June and beyond are full of promise for sports fans, art and antiques events… and auctions

June is the highlight of the year for the British art market, with dealers and collectors flying in from all over the world to take part in art and antiques fairs and auctions, and innumerable gallery shows also open.

While all this activity is largely based in London, all sorts of things worth visiting are going on outside the capital too.

You’ll never go wrong with a visit to Petworth – the Antiques Capital of the South, as it is known – and you can follow this up with tickets for the Petworth Summer Festival in July.

While schools and universities start to celebrate the end of exams and wind down for the summer, it will be business as usual across the regions auction rooms, and one of the best times of year to look for something special, with everyone else distracted.

I’ll be holding at least four cracking auctions a month, including specialist sales in Oriental works, fine antiques and paintings, so there’s bound to be something in there for you somewhere.

Meanwhile, think about the sporting occasions from May to July that inspire us – and themed sales: the F.A. Cup Final, the Derby, Royal Ascot, The British Lions tour, Wimbledon, the British Grand Prix, and, of course, our own Goodwood Festival of Speed. And this list doesn’t even begin to cover August, which will see The Hundred, cricket’s explosive festival where every ball counts, and the Women’s Rugby World Cup.

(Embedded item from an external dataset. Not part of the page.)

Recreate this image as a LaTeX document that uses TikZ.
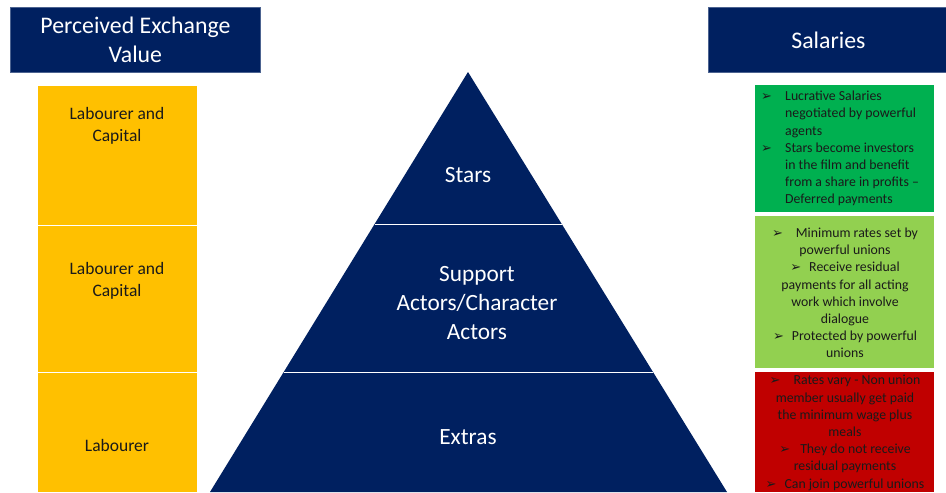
\documentclass[tikz,border=0pt]{standalone}
\usepackage{fontspec}
\setmainfont{Carlito}
\newfontfamily\symfont{DejaVu Sans}
\definecolor{navy}{HTML}{002060}
\definecolor{gold}{HTML}{FFC000}
\definecolor{leafgreen}{HTML}{00B050}
\definecolor{limegreen}{HTML}{92D050}
\definecolor{deepred}{HTML}{C00000}
\definecolor{ink}{HTML}{1A1A1A}
\newcommand{\arrowbul}{{\symfont\fontsize{13}{12}\selectfont ➢}}
\newcommand{\hangbul}{\makebox[24pt][l]{\arrowbul}}
\newcommand{\hangsp}{\hspace*{24pt}}
\begin{document}
\begin{tikzpicture}[x=1pt,y=-1pt,
  header/.style={fill=navy, draw=navy!70!white, line width=0.8pt, text=white, align=center,
    font=\fontsize{23.8}{29}\selectfont, inner sep=0pt, anchor=north west},
  tierlabel/.style={text=white, align=center, font=\fontsize{23.3}{29}\selectfont},
  valuelabel/.style={text=ink, align=center, font=\fontsize{17.5}{22.5}\selectfont},
  salarytext/.style={text=ink, font=\fontsize{13.8}{17.2}\selectfont, inner sep=0pt},
  divider/.style={white, line width=1pt}]
\useasboundingbox (0,0) rectangle (946,493);
\fill[white] (0,0) rectangle (946,493);

% column headers
\node[header, minimum width=250pt, minimum height=65pt] (pevhead) at (10,7)
  {Perceived Exchange\\Value};
\node[header, minimum width=240pt, minimum height=65pt] (salhead) at (708,7)
  {Salaries};

% perceived exchange value column
\fill[gold] (38,86) rectangle (197,492);
\draw[divider] (38,225) -- (197,225);
\draw[divider] (38,372) -- (197,372);
\node[valuelabel] (valstars) at (117,126) {Labourer and\\Capital};
\node[valuelabel] (valsupport) at (117,281) {Labourer and\\Capital};
\node[valuelabel] (valextras) at (117,445) {Labourer};

% pyramid of acting tiers
\fill[navy] (210,492) -- (468,72) -- (727,492) -- cycle;
\draw[divider] (374.6,224) -- (561.7,224);
\draw[divider] (283.7,372) -- (653,372);
\node[tierlabel] (stars) at (468,175) {Stars};
\node[tierlabel] (support) at (477,303) {Support\\Actors/Character\\Actors};
\node[tierlabel] (extras) at (468,437) {Extras};

% salary column
\fill[leafgreen] (755,85) rectangle (934,212);
\fill[limegreen] (755,216) rectangle (934,368);
\fill[deepred] (755,372) rectangle (934,492);

\node[salarytext, align=left, anchor=north west] (salstars) at (761,91)
  {\hangbul Lucrative Salaries\\
   \hangsp negotiated by powerful\\
   \hangsp agents\\
   \hangbul Stars become investors\\
   \hangsp in the film and benefit\\
   \hangsp from a share in profits –\\
   \hangsp Deferred payments};

\node[salarytext, align=center] (salsupport) at (845,293)
  {\arrowbul\hspace{13pt}Minimum rates set by\\
   powerful unions\\
   \arrowbul\hspace{8pt}Receive residual\\
   payments for all acting\\
   work which involve\\
   dialogue\\
   \arrowbul\hspace{8pt}Protected by powerful\\
   unions};

\node[salarytext, align=center] (salextras) at (845,433)
  {\arrowbul\hspace{13pt}Rates vary - Non union\\
   member usually get paid\\
   the minimum wage plus\\
   meals\\
   \arrowbul\hspace{10pt}They do not receive\\
   residual payments\\
   \arrowbul\hspace{8pt}Can join powerful unions};
\end{tikzpicture}
\end{document}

Big money is to be had when it comes to anything collectable directly associated with global sporting superstars. Lionel Messi’s six World Cup match-worn shirts from 2022, took $7.8 million at auction in December 2023, while Diego Maradona’s Hand of God jersey sold for $9.3 million in 2022. Tennis memorabilia linked to Nadal and Federer is already reaching the $100,000 mark – so start collecting Sinner and Alcaraz shirts and racquets now if you can manage to get your hands on them courtside.

It promises to be a wonderful summer!

What are the strangest lots to come up for auction in the weird and wonderful world of antiques?

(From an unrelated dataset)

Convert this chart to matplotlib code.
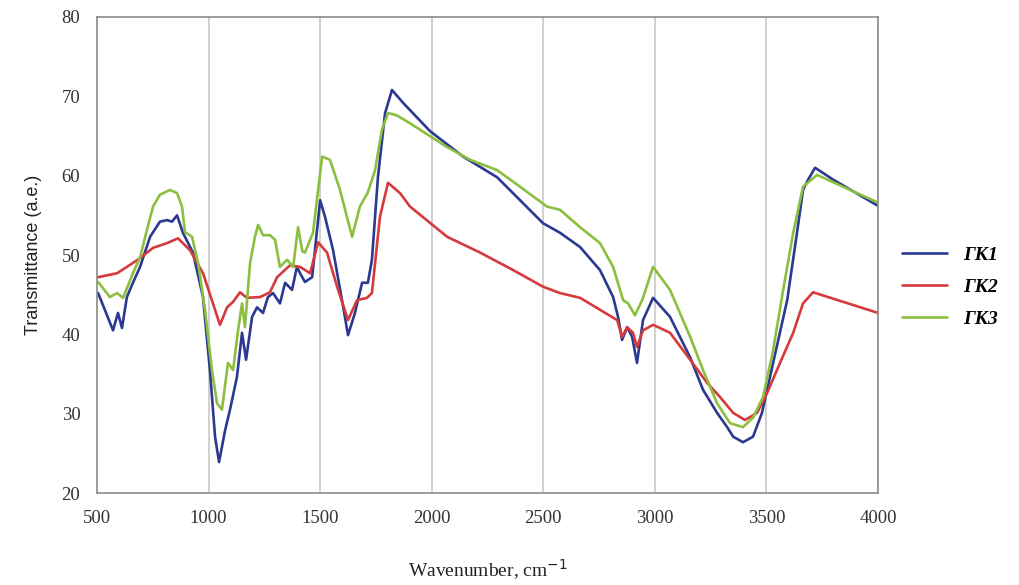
import matplotlib
matplotlib.use("Agg")
import matplotlib.pyplot as plt
from matplotlib import font_manager

# ---- data ----
gk1_x = [505, 572, 594, 612, 634, 661, 693, 738, 782, 814, 836, 859, 885, 930, 975, 1006, 1029, 1047, 1074, 1096,
         1127, 1150, 1168, 1195, 1217, 1244, 1266, 1289, 1320, 1343, 1374, 1396, 1410, 1432, 1464, 1500, 1522, 1558,
         1598, 1625, 1656, 1688, 1714, 1732, 1759, 1791, 1822, 1871, 1993, 2141, 2293, 2499, 2575, 2665, 2754, 2813,
         2835, 2853, 2876, 2898, 2920, 2947, 2992, 3068, 3158, 3216, 3279, 3324, 3351, 3395, 3440, 3480, 3530, 3593,
         3637, 3664, 3687, 3718, 3799, 4000]
gk1_y = [45.2, 40.5, 42.7, 40.8, 44.7, 46.5, 48.5, 52.3, 54.2, 54.4, 54.2, 55.0, 52.8, 50.3, 44.7, 35.5, 27.1, 23.9, 27.9, 30.5,
         34.6, 40.2, 36.8, 42.2, 43.4, 42.7, 44.7, 45.2, 43.9, 46.5, 45.6, 48.5, 47.7, 46.6, 47.2, 56.9, 54.8, 50.6,
         44.3, 39.9, 42.7, 46.5, 46.5, 49.4, 59.8, 67.9, 70.8, 69.2, 65.6, 62.4, 59.8, 54.0, 52.8, 51.0, 48.1, 44.7,
         42.2, 39.3, 40.9, 39.7, 36.4, 41.8, 44.6, 42.2, 37.1, 33.0, 30.1, 28.3, 27.1, 26.4, 27.1, 30.1, 36.4, 44.3,
         52.8, 58.2, 59.5, 61.0, 59.5, 56.2]

gk2_x = [505, 590, 661, 693, 751, 814, 863, 917, 975, 1015, 1051, 1083, 1110, 1141, 1172, 1231, 1275, 1307, 1365,
         1410, 1455, 1491, 1531, 1576, 1625, 1665, 1710, 1732, 1768, 1804, 1858, 1903, 2069, 2217, 2365, 2499, 2575,
         2665, 2754, 2831, 2853, 2876, 2902, 2920, 2947, 2992, 3068, 3158, 3234, 3292, 3351, 3404, 3458, 3503, 3561,
         3620, 3664, 3709, 4000]
gk2_y = [47.2, 47.7, 49.0, 49.6, 50.9, 51.5, 52.1, 50.6, 47.7, 44.3, 41.2, 43.4, 44.1, 45.3, 44.6, 44.7, 45.3, 47.2, 48.7,
         48.5, 47.7, 51.6, 50.3, 46.0, 41.8, 44.3, 44.6, 45.2, 54.8, 59.1, 57.8, 56.1, 52.3, 50.3, 48.1, 46.0, 45.2,
         44.6, 43.1, 41.8, 39.7, 40.9, 40.2, 38.4, 40.5, 41.2, 40.2, 36.8, 33.9, 32.1, 30.1, 29.2, 30.1, 32.6, 36.4,
         40.2, 43.9, 45.3, 42.7]

gk3_x = [505, 558, 590, 617, 661, 693, 724, 751, 782, 827, 859, 881, 894, 926, 953, 984, 1015, 1038, 1060, 1087,
         1110, 1132, 1150, 1163, 1186, 1208, 1222, 1244, 1275, 1298, 1320, 1352, 1379, 1401, 1420, 1432, 1468, 1509,
         1544, 1589, 1643, 1678, 1714, 1746, 1777, 1804, 1844, 1903, 2069, 2172, 2293, 2396, 2517, 2575, 2665, 2754,
         2813, 2858, 2880, 2911, 2943, 2992, 3068, 3158, 3216, 3279, 3337, 3395, 3440, 3485, 3530, 3575, 3620, 3664,
         3727, 4000]
gk3_y = [46.6, 44.7, 45.2, 44.6, 47.7, 49.7, 53.2, 56.1, 57.6, 58.2, 57.8, 56.1, 52.9, 52.3, 49.0, 43.1, 35.5, 31.3, 30.5, 36.4,
         35.5, 40.5, 43.9, 40.9, 49.0, 52.3, 53.8, 52.5, 52.5, 51.9, 48.5, 49.4, 48.5, 53.5, 50.5, 50.3, 52.8, 62.4,
         62.0, 58.2, 52.3, 56.1, 57.9, 60.7, 65.8, 67.9, 67.6, 66.6, 63.6, 62.0, 60.7, 58.6, 56.1, 55.7, 53.5, 51.5,
         48.5, 44.3, 43.9, 42.4, 44.3, 48.5, 45.6, 39.7, 35.5, 31.3, 28.8, 28.3, 29.5, 32.1, 38.0, 45.6, 52.8, 58.6,
         60.1, 56.6]

series_names = ["ГК1", "ГК2", "ГК3"]
x_ticks = [500, 1000, 1500, 2000, 2500, 3000, 3500, 4000]
y_ticks = [20, 30, 40, 50, 60, 70, 80]

colors = ["#2B3990", "#D63A3C", "#8CBF3F"]

installed = {f.name for f in font_manager.fontManager.ttflist}
label_font = "Liberation Sans Narrow" if "Liberation Sans Narrow" in installed else "Liberation Sans"

fig = plt.figure(figsize=(10.2, 5.85), dpi=100)
ax = fig.add_axes([97 / 1020, 1 - 493 / 585, (878 - 97) / 1020, (493 - 17) / 585])

for xs, ys, c, name in zip([gk1_x, gk2_x, gk3_x], [gk1_y, gk2_y, gk3_y], colors, series_names):
    ax.plot(xs, ys, color=c, lw=1.9, label=name, solid_joinstyle="round", solid_capstyle="round")

ax.set_xlim(500, 4000)
ax.set_ylim(20, 80)
ax.set_xticks(x_ticks)
ax.set_yticks(y_ticks)
ax.xaxis.grid(True, color="#c8c8c8", lw=1.2)
ax.set_axisbelow(True)
for s in ax.spines.values():
    s.set_color("#8c8c8c")
    s.set_linewidth(1.2)
ax.tick_params(length=0, labelsize=13.5, colors="#333333", pad=12)
for lab in ax.get_xticklabels() + ax.get_yticklabels():
    lab.set_fontfamily("Liberation Serif")

ax.set_xlabel("Wavenumber, cm$^{-1}$", fontsize=14, family="Liberation Serif", labelpad=22, color="#222222")
ax.set_ylabel("Transmittance (a.e.)", fontsize=13, family=label_font, labelpad=14, color="#222222")

leg = fig.legend(loc="center left", bbox_to_anchor=(885 / 1020, 1 - 287 / 585), frameon=False,
                 prop={"family": "Liberation Serif", "weight": "bold", "style": "italic", "size": 14},
                 handlelength=2.3, labelspacing=0.75)

fig.savefig("out.png", dpi=100)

What’s the strangest thing you have ever seen at auction? I was asked the other day. A good question, but difficult to answer after several decades in the job.

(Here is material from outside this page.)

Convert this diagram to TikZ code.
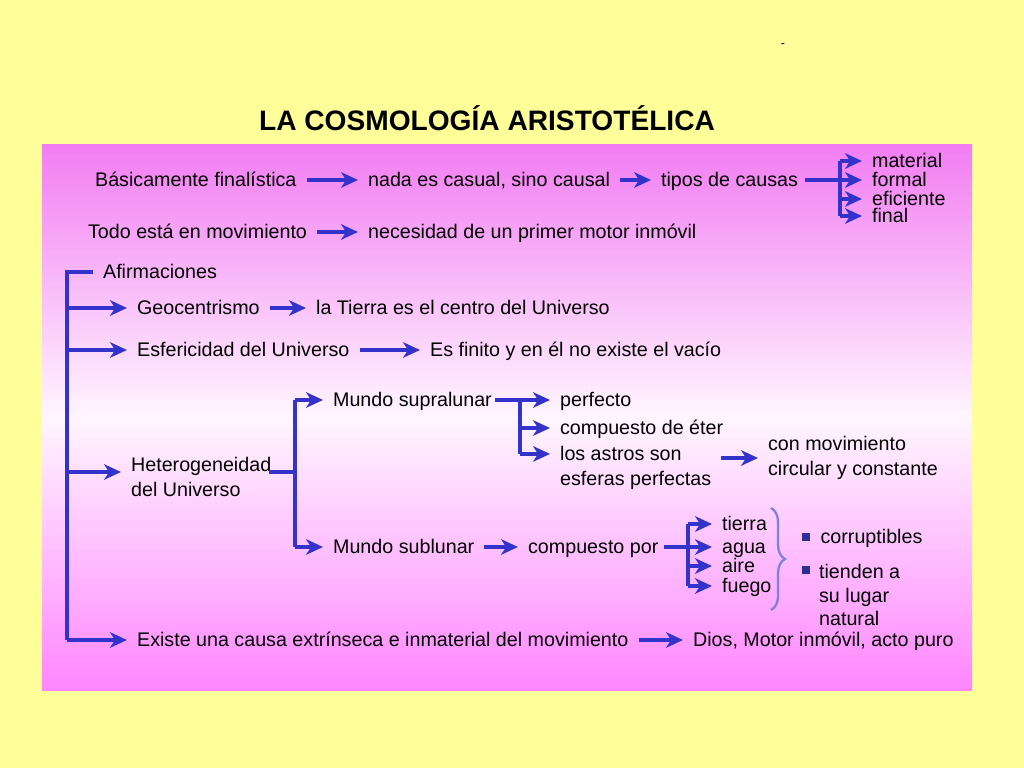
\documentclass[tikz,border=0pt]{standalone}
\usepackage{fontspec}
\setmainfont{Liberation Sans}
\usepackage{tikz}
\usetikzlibrary{arrows.meta, positioning, decorations.pathreplacing}

\definecolor{fondo}{HTML}{FFFF99}
\definecolor{rosaArriba}{HTML}{F27DF2}
\definecolor{rosaMedio}{HTML}{FFF6FF}
\definecolor{rosaAbajo}{HTML}{FF86FF}
\definecolor{flecha}{HTML}{3333CC}
\definecolor{llavecol}{HTML}{7F7FDD}
\definecolor{vineta}{HTML}{2E2E90}

\begin{document}
\begin{tikzpicture}[
    x=0.025cm, y=-0.025cm,
    >={Stealth[length=12pt, width=11pt, inset=3.5pt]},
    txtbase/.style={anchor=west, align=left, inner xsep=7pt, inner ysep=1pt, font=\fontsize{14}{17.5}\selectfont, text=black},
    txt/.style={txtbase, text height=12pt, text depth=2.2pt},
    txtm/.style={txtbase},
    titulo/.style={font=\fontsize{20}{24}\selectfont\bfseries, inner sep=2pt},
    line/.style={draw=flecha, line width=2.6pt, ->},
    bar/.style={draw=flecha, line width=2.6pt},
    llave/.style={draw=llavecol, line width=1.6pt, decorate, decoration={brace, amplitude=10pt}},
    bulletsq/.style={rectangle, fill=vineta, inner sep=0pt, minimum size=6pt}
]
    \useasboundingbox (0,0) rectangle (1024,768);

    % Fondo
    \fill[fondo] (0,0) rectangle (1024,768);
    \shade[top color=rosaArriba, bottom color=rosaAbajo, middle color=rosaMedio] (42,145) rectangle (972,690);

    \node[titulo] (titulo) at (487,118) {LA COSMOLOGÍA ARISTOTÉLICA};
    \node[font=\fontsize{9}{10}\selectfont, inner sep=0pt] (guion) at (783,46) {-};

    % Causas
    \node[txt] (basica) at (85,180) {Básicamente finalística};
    \node[txt] (casual) at (358,180) {nada es casual, sino causal};
    \node[txt] (tipos) at (651,180) {tipos de causas};
    \node[txt] (material) at (862,161) {material};
    \node[txt] (formal) at (862,180) {formal};
    \node[txt] (eficiente) at (862,199) {eficiente};
    \node[txt] (final) at (862,216) {final};
    \coordinate (causaj) at (840,180);

    % Movimiento
    \node[txt] (todo) at (78,232) {Todo está en movimiento};
    \node[txt] (necesidad) at (358,232) {necesidad de un primer motor inmóvil};

    % Afirmaciones
    \node[txt] (afirm) at (93,272) {Afirmaciones};
    \node[txt] (geo) at (127,308) {Geocentrismo};
    \node[txt] (centro) at (306,308) {la Tierra es el centro del Universo};
    \node[txt] (esfer) at (127,350) {Esfericidad del Universo};
    \node[txt] (finito) at (420,350) {Es finito y en él no existe el vacío};
    \node[txtm] (hetero) at (121,477) {Heterogeneidad\\del Universo};
    \node[txt] (existe) at (127,640) {Existe una causa extrínseca e inmaterial del movimiento};
    \node[txt] (dios) at (683,640) {Dios, Motor inmóvil, acto puro};
    \coordinate (espina) at (67,640);
    \coordinate (heteroj) at (295,472);

    % Supralunar
    \node[txt] (supra) at (323,400) {Mundo supralunar};
    \node[txt] (perfecto) at (550,400) {perfecto};
    \node[txt] (eter) at (550,428) {compuesto de éter};
    \node[txtm] (astros) at (550,468) {los astros son\\esferas perfectas};
    \node[txtm] (movcirc) at (758,458) {con movimiento\\circular y constante};
    \coordinate (supraj) at (520,400);
    \coordinate (astrosin) at ([yshift=10pt]astros.west);

    % Sublunar
    \node[txt] (sub) at (323,547) {Mundo sublunar};
    \node[txt] (compuesto) at (518,547) {compuesto por};
    \node[txt] (tierra) at (712,524) {tierra};
    \node[txt] (agua) at (712,547) {agua};
    \node[txt] (aire) at (712,566) {aire};
    \node[txt] (fuego) at (712,586) {fuego};
    \coordinate (compj) at (688,547);
    \coordinate (llaveArriba) at (771,508);
    \coordinate (llaveAbajo) at (771,610);

    \node[bulletsq] (b1) at (806,537) {};
    \node[bulletsq] (b2) at (806,570) {};
    \node[txt, right=0pt of b1] (corrupt) {corruptibles};
    \node[txtm, font=\fontsize{14}{16.8}\selectfont] (tienden) at (809,595) {tienden a\\su lugar\\natural};

    % Conectores
    \draw[line] (basica) -- (casual);
    \draw[line] (casual) -- (tipos);
    \draw[bar] ([xshift=-2pt]tipos.east) -- (causaj);
    \draw[bar] (causaj |- material) -- (causaj |- final);
    \foreach \n in {material, formal, eficiente, final}
        \draw[line] (causaj |- \n) -- (\n);
    \draw[line] (todo) -- (necesidad);

    \draw[bar] (afirm.west) -| (espina);
    \foreach \n in {geo, esfer, existe}
        \draw[line] (espina |- \n) -- (\n);
    \draw[line] (espina |- heteroj) -- (hetero.west |- heteroj);
    \draw[line] (geo) -- (centro);
    \draw[line] (esfer) -- (finito);
    \draw[line] (existe) -- (dios);

    \draw[bar] ([xshift=-9pt]hetero.east |- heteroj) -- (heteroj);
    \draw[bar] (heteroj |- supra) -- (heteroj |- sub);
    \draw[line] (heteroj |- supra) -- (supra);
    \draw[line] (heteroj |- sub) -- (sub);

    \draw[bar] ([xshift=-5pt]supra.east) -- (supraj);
    \draw[bar] (supraj) -- (supraj |- astrosin);
    \draw[line] (supraj |- perfecto) -- (perfecto);
    \draw[line] (supraj |- eter) -- (eter);
    \draw[line] (supraj |- astrosin) -- (astrosin);
    \draw[line] (astros.east |- movcirc) -- (movcirc);

    \draw[line] (sub) -- (compuesto);
    \draw[bar] ([xshift=-3pt]compuesto.east) -- (compj);
    \draw[bar] (compj |- tierra) -- (compj |- fuego);
    \foreach \n in {tierra, agua, aire, fuego}
        \draw[line] (compj |- \n) -- (\n);
    \draw[llave] (llaveArriba) -- (llaveAbajo);

\end{tikzpicture}
\end{document}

Thinking back, though, several items stand out – not necessarily ones that passed through my hands, but nevertheless memorable.

The New Patent Exploding Trench was one. A Great War toy produced briefly by Britains, it involved a wooden and fabric trench loaded with six lead riflemen of the Gloucestershire Regiment. When hit, a specially placed flagstaff set off a cap, which made a loud report, shaking the trench and “killing” the soldiers. Why a British factory should have put British soldiers rather than the enemy in the trench is anyone’s guess, but it was a marketing disaster, and the toy was soon withdrawn. The result? A rare collectable that has made a decent four-figure sum in the two or three times it has appeared at auction over the past 20 years.

Perhaps the most chilling thing I have seen was not at auction but at a restoration firm. What looked like a framed piece of parchment turned out to be a collection of tattoos cut from the bodies of French soldiers in the field of Waterloo. Now who would want to buy that?

Almost as chilling – and certainly intriguing – is the Fiji Mermaid. This has its origins among Japanese fishermen, who sewed parts of different animals together to create chimera – in this case the head and arms of a monkey sewn to the body and tail of a fish.

They first came to Western notice after the captain of an American ship, thinking it a real creature, bought one from Japanese sailors in the early 19th century for thousands of dollars. The great American showman PT Barnum displayed it as a curiosity in the 1840s.

As a trip to Wikipedia will attest, Barnum understood how to generate publicity, writing to the newspapers under various pseudonyms on the subject of the Fiji Mermaid and creating a ruse whereby his associate booked into a Philadelphia hotel, secretly showing the creature to the manager, who then insisted on spreading the word and staging a display to a select audience, including journalists.

Probably destroyed in a fire around 20 years later, by then the legend had caught on and many copies were made. Look it up on Google images and see one for yourself.

Each example is usually named after the town in whose museum it now rests.